Juro, é uma zona. Todo mundo taca tudo em todo mundo. E não seríamos nós que ficaríamos de fora desse, digamos, Passa Ou Repassa em larga escala. Munimo-nos até os dentes de farinha, ovos e baldes com água e fomos à luta. No início da brincadeira escolhíamos nossos alvos ao léu, mas logo encontramos inimigos à altura. Passávamos por uma casa quando um grupo, escondido atrás do muro, nos tocaiou com bexigas d’água. Ah, não!, aquilo não ficaria barato. Reagrupamo-nos, organizamos a estratégia e partimos para a retaliação. Porém, eles chamaram reforços e precisamos bater em retirada.
Depois de tamanha insanidade, fomos nos preparar para a noite. Achei que as confusões tinham ficado para trás, mas estava redondamente enganado. Os 12 saíram para a farra e cada um pegou o seu rumo. Durante a madrugada, a volta da turma se dava aos poucos. Chegava um, depois outro, mais dois e foi assim ao longo de toda a noite. Uns mais bêbados, outros menos, uns rastejando, outros acompanhados, mas nada me prepararia para o que estaria por vir. Tentava dormir, lá por volta de 4 horas da manhã, quando dois dos meus amigos chegaram carregando uma placa. Isso mesmo, uma placa.
Eles não paravam de rir, da “façanha” da qual tinham sido protagonistas, quando perguntei: O que é isso? Uma placa, oras!, responderam. Isso eu to vendo, mas por que ela está aqui?, continuei. Ah, porque a gente achou legal capturá-la, concluíram brilhantemente. Era uma placa onde estava escrito “Garagem, não estacione.” O fato é que cada um que chegava em casa via a placa na sala, perguntava o que ela estava fazendo ali, recebia a mesma resposta e, por fim, achava o máximo. Alguma coisa me diz que também não estavam sóbrios.

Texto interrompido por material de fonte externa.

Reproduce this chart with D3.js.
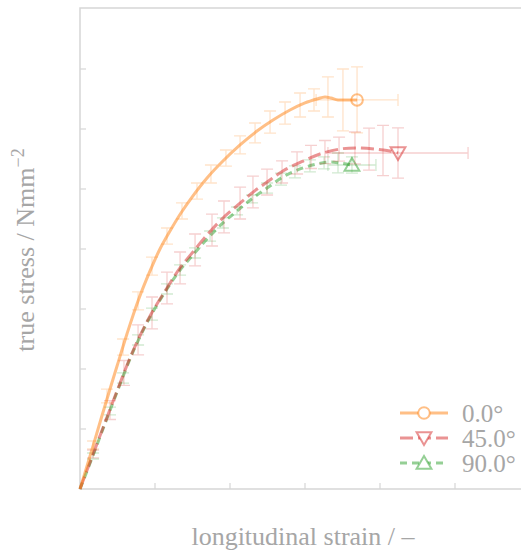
<!DOCTYPE html>
<html>
<head>
<meta charset="utf-8">
<script src="https://cdn.jsdelivr.net/npm/d3@7"></script>
<style>
  body { margin: 0; background: #fff; }
  text { font-family: "Liberation Serif", "DejaVu Serif", serif; fill: #a6a6a6; }
</style>
</head>
<body>
<svg width="521" height="551"></svg>
<script>
// series names and legend labels
const labels = ["0.0°", "45.0°", "90.0°"];
const colors = ["#ff7f0e", "#d62728", "#2ca02c"];

// mean curves (strain, stress)
const curve0 = [
  [0, 0], [0.0067, 27.5], [0.014, 58.3], [0.02, 83.3], [0.0247, 102.5], [0.0313, 129.2],
  [0.0387, 156.7], [0.0467, 181.7], [0.0533, 200], [0.06, 215], [0.0673, 230],
  [0.0747, 243.3], [0.0847, 259.2], [0.0953, 273.3], [0.1067, 286.7], [0.118, 298.3],
  [0.1287, 307.5], [0.14, 315.8], [0.15, 321.7], [0.158, 325], [0.1633, 326.7],
  [0.1673, 325.8], [0.172, 324.2], [0.178, 324.2], [0.1847, 324.2]
];
const curve45 = [
  [0, 0], [0.008, 26.7], [0.0153, 50.8], [0.0247, 81.7], [0.0353, 115], [0.0467, 144.2],
  [0.058, 167.5], [0.0667, 184.2], [0.0753, 197.5], [0.0847, 211.7], [0.0953, 225.8],
  [0.1053, 236.7], [0.1147, 246.7], [0.1247, 255.8], [0.1353, 265], [0.1487, 273.3],
  [0.16, 279.2], [0.1733, 283.3], [0.1847, 284.2], [0.1967, 283.3], [0.2067, 281.7],
  [0.212, 280]
];
const curve90 = [
  [0, 0], [0.008, 25.8], [0.0153, 50], [0.0247, 80.8], [0.0353, 114.2], [0.0467, 143.3],
  [0.058, 166.7], [0.0667, 182.5], [0.0753, 195], [0.0847, 208.3], [0.0953, 221.7],
  [0.1047, 231.7], [0.1153, 242.5], [0.1247, 250.8], [0.1353, 260], [0.1467, 266.7],
  [0.158, 270.8], [0.1667, 272.5], [0.1733, 271.7], [0.1813, 270]
];

// error bars (strain, stress, +/- stress)
const err0 = [
  [0.0087, 36.7, 3.3], [0.018, 77.5, 5.8], [0.0287, 118.3, 6.7], [0.0387, 156.7, 7.5],
  [0.048, 185.8, 7.5], [0.058, 210.8, 6.7], [0.068, 231.7, 6.7], [0.078, 248.3, 6.7],
  [0.0873, 262.5, 7.5], [0.0973, 275.8, 6.7], [0.1067, 286.7, 7.5], [0.1167, 296.7, 8.3],
  [0.1267, 305.8, 9.2], [0.1367, 313.3, 9.2], [0.1467, 320, 10], [0.156, 324.2, 9.2],
  [0.1653, 326.7, 16.7], [0.1753, 324.2, 25.8], [0.1847, 324.2, 27.5]
];
const err45 = [
  [0.0087, 29.2, 3.3], [0.02, 65.8, 7.9], [0.0293, 96.7, 10.4], [0.0387, 124.2, 12.5],
  [0.048, 146.7, 13.3], [0.058, 167.5, 13.3], [0.0667, 184.2, 13.3], [0.0767, 199.2, 13.3],
  [0.088, 215.8, 13.3], [0.096, 226.7, 13.3], [0.1067, 238.3, 13.3], [0.1153, 247.5, 13.3],
  [0.1247, 255.8, 10.8], [0.1347, 264.2, 9.2], [0.1447, 271.7, 9.2], [0.154, 276.7, 9.6],
  [0.1633, 280.8, 9.6], [0.1727, 283.3, 10], [0.1833, 284.2, 13.3], [0.1927, 283.3, 17.5],
  [0.202, 282.1, 21], [0.212, 280, 21]
];
const err90 = [
  [0.0087, 27.5, 2.5], [0.02, 65, 3.3], [0.0287, 92.5, 4.2], [0.0387, 124.2, 4.2],
  [0.048, 145.8, 5], [0.058, 166.7, 4.2], [0.0667, 182.5, 4.2], [0.0767, 196.7, 4.2],
  [0.0867, 210.8, 4.2], [0.0953, 221.7, 4.2], [0.1047, 231.7, 3.3], [0.1147, 241.7, 3.3],
  [0.1247, 250.8, 4.2], [0.134, 258.3, 5], [0.1433, 264.2, 5], [0.1533, 269.2, 5],
  [0.1627, 271.7, 5], [0.172, 271.7, 8.3], [0.1813, 270, 6.7]
];

// strain scatter at failure (horizontal error of last point)
const endStrainErr = [0.0273, 0.0467, 0.016];

const xTicks = [0.05, 0.1, 0.15, 0.2, 0.25];
const yTicks = [50, 100, 150, 200, 250, 300, 350];

const svg = d3.select("svg");
const plotLeft = 80, plotTop = 8, plotBottom = 489;

const x = d3.scaleLinear().domain([0, 0.3]).range([plotLeft, plotLeft + 450]);
const y = d3.scaleLinear().domain([0, 400]).range([plotBottom, plotBottom - 480]);

const curves = [curve0, curve45, curve90];
const errs = [err0, err45, err90];
const dashes = [null, "13,5", "7,5"];
const symbols = [d3.symbolCircle, d3.symbolTriangle, d3.symbolTriangle];
const symRot = [0, 180, 0];
const symSize = [105, 95, 95];
const symShift = [0, -1.5, 1.5];

// frame
const frame = svg.append("g");
frame.append("path")
  .attr("d", `M${521 + 2},${plotTop}H${plotLeft}V${plotBottom}H${521 + 2}`)
  .attr("fill", "none")
  .attr("stroke", "#d6d6d6")
  .attr("stroke-width", 1.5);

frame.selectAll(".xt").data(xTicks).enter().append("line")
  .attr("x1", d => x(d)).attr("x2", d => x(d))
  .attr("y1", plotBottom).attr("y2", plotBottom - 6)
  .attr("stroke", "#d6d6d6").attr("stroke-width", 1.2);

frame.selectAll(".yt").data(yTicks).enter().append("line")
  .attr("x1", plotLeft).attr("x2", plotLeft + 6)
  .attr("y1", d => y(d)).attr("y2", d => y(d))
  .attr("stroke", "#d6d6d6").attr("stroke-width", 1.2);

const line = d3.line()
  .x(d => x(d[0]))
  .y(d => y(d[1]))
  .curve(d3.curveCatmullRom.alpha(0.5));

const cap = 6;

// draw series back to front
[2, 1, 0].forEach(i => {
  const g = svg.append("g");
  const c = colors[i];

  // vertical error bars
  const eb = g.append("g")
    .attr("stroke", c)
    .attr("stroke-opacity", 0.22)
    .attr("stroke-width", 1.3)
    .attr("fill", "none");
  eb.selectAll("path").data(errs[i]).enter().append("path")
    .attr("d", d => {
      const px = x(d[0]), y1 = y(d[1] - d[2]), y2 = y(d[1] + d[2]);
      return `M${px},${y1}V${y2}M${px - cap},${y1}H${px + cap}M${px - cap},${y2}H${px + cap}`;
    });

  // horizontal error bar on last point
  const last = curves[i][curves[i].length - 1];
  const xa = x(last[0] - endStrainErr[i]), xb = x(last[0] + endStrainErr[i]), py = y(last[1]);
  eb.append("path")
    .attr("d", `M${xa},${py}H${xb}M${xa},${py - cap}V${py + cap}M${xb},${py - cap}V${py + cap}`);

  // mean curve
  g.append("path")
    .datum(curves[i])
    .attr("d", line)
    .attr("fill", "none")
    .attr("stroke", c)
    .attr("stroke-opacity", 0.5)
    .attr("stroke-width", 3)
    .attr("stroke-dasharray", dashes[i]);

  // end marker
  g.append("path")
    .attr("d", d3.symbol().type(symbols[i]).size(symSize[i]))
    .attr("transform", `translate(${x(last[0])},${py + symShift[i]}) rotate(${symRot[i]})`)
    .attr("fill", "none")
    .attr("stroke", c)
    .attr("stroke-opacity", 0.5)
    .attr("stroke-width", 2);
});

// legend
const legend = svg.append("g");
labels.forEach((lab, i) => {
  const ly = 413 + i * 25;
  legend.append("line")
    .attr("x1", 400).attr("x2", 448)
    .attr("y1", ly).attr("y2", ly)
    .attr("stroke", colors[i])
    .attr("stroke-opacity", 0.5)
    .attr("stroke-width", 3)
    .attr("stroke-dasharray", dashes[i]);
  legend.append("path")
    .attr("d", d3.symbol().type(symbols[i]).size(symSize[i]))
    .attr("transform", `translate(424,${ly + symShift[i]}) rotate(${symRot[i]})`)
    .attr("fill", "#fff")
    .attr("stroke", colors[i])
    .attr("stroke-opacity", 0.5)
    .attr("stroke-width", 2);
  legend.append("text")
    .attr("x", 462).attr("y", ly + 9)
    .attr("font-size", 25)
    .text(lab);
});

// axis labels
svg.append("text")
  .attr("x", 303).attr("y", 545)
  .attr("text-anchor", "middle")
  .attr("font-size", 26)
  .text("longitudinal strain / –");

const yl = svg.append("text")
  .attr("transform", "translate(34,250) rotate(-90)")
  .attr("text-anchor", "middle")
  .attr("font-size", 26);
yl.append("tspan").text("true stress / Nmm");
yl.append("tspan").attr("dy", -10).attr("font-size", 18).text("−2");
</script>
</body>
</html>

A diversão que demonstravam os dois gatunos da placa era tamanha que contagiava a todos. Resultado: na noite seguinte elaboramos uma competição. Uma corrida às placas. Rapaziada, vocês já devem imaginar: ao fim da noite seguinte a casa estava forrada de placas. Cuidado, cão bravo; Zuleica, a cartomante; Manicure, pedicure e curandeira; Quer ganhar dinheiro fácil, pergunte-me como; Quer emagrecer, pergunte-me como; Vende-se; Aluga-se; Troca-se; Mega Sena acumulada; Queima de estoque; Precisa-se de datilógrafa (naquela época ainda precisava-se)... Tinha de tudo.
A discussão já ia longe para saber qual seria o vencedor quando nos demos conta de que ainda faltavam dois dos competidores/moradores da casa. Ambos passaram a noite pulando carnaval, bebendo, logrando as moçoilas, dançando, cantando e só na hora de voltar para casa se lembraram da competição. Foram então em busca da placa dos sonhos, aquela que os tornariam imbatíveis. Procuraram por um longo tempo sem encontrar uma placa digna do primeiro lugar. Estavam quase desistindo quando observaram ao longe uma luz descer do céu e apontar, como se guiasse o caminho para o Santo Graal, “A placa”. Era uma magnífica e reluzente placa de trânsito. Mais precisamente uma placa de “PARE”.
Não tiveram dúvida: era ela. Posicionaram-se um em cada lado do poste que sustentava a placa e começaram o puxa pra cá, puxa pra lá, puxa pra cá, puxa pra lá até que o poste se soltou da calçada. Felizes, partiram com a certeza da vitoria. Um posicionou-se à frente, segurando o topo, onde estava fixada a placa, e o outro segurava o pé do poste de madeira. Quando chegaram a uma esquina, cerca de três quadras de casa, precisaram parar para a passagem de um carro.
O veículo diminuiu a velocidade, parou, e eles perceberam que era uma viatura da polícia. Os dois ficam petrificados, com poste e placa em punhos. O policial, de dentro do carro, olha, olha... e educadamente faz sinal para que os dois atravessassem a rua sem risco. Muito simpático o Seu Guarda. Aliviados, eles seguem, mas com o devido cuidado de atravessar sobre a faixa de pedestres.